Optimizing Zr Self-Compensation Doping Effect for High-Performance Wearable Amorphous Ga2O3 Photodetectors with Enhanced Durability in Harsh Environments

Flexible photodetectors have garnered significant attention in recent years due to their vast potential. Among these, amorphous Ga₂O₃ (a-Ga₂O₃) stands out as a highly promising candidate for flexible solar-blind ultraviolet photodetectors, owing to its wide band gap, low-temperature fabrication advantages, and exceptional stability under extreme conditions. However, the fabrication of a-Ga₂O₃ inevitably introduces oxygen vacancy (V_O) defects, leading to declined photodetection performance and compromised corrosion resistance.
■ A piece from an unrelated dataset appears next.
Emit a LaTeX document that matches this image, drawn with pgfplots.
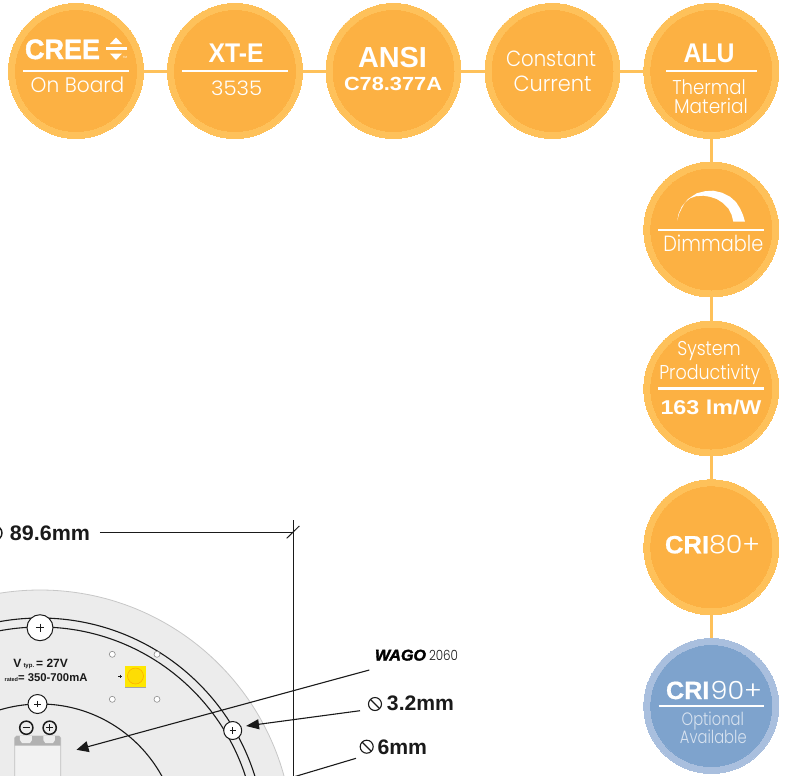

In this study, we developed a zirconium (Zr) self-compensation doping strategy with concentration optimization to suppress V_O defects, thus enhancing the optoelectronic performance and durability of flexible a-Ga₂O₃ photodetectors. The introduction of Zr significantly eliminated intrinsic V_O defects in Ga₂O₃ films, lowering the dark current by over 3 orders of magnitude from ∼10^-8 to ∼10^-11 A and reducing the response time by a factor of 50, achieving a response time of 6 μs. The detectivity of the optimized devices reached a high level of 3 × 10¹⁴ Jones, indicating exceptional sensitivity to ultraviolet light. Durability tests further demonstrated that the optimized devices exhibited outstanding mechanical robustness, maintaining over 95% of their initial performance after 10,000 bending cycles, and stable photodetection performance even under harsh salt spray conditions for 72 h. This work provides an effective solution for developing high-performance flexible photodetectors tailored for wearable devices and applications in harsh environments.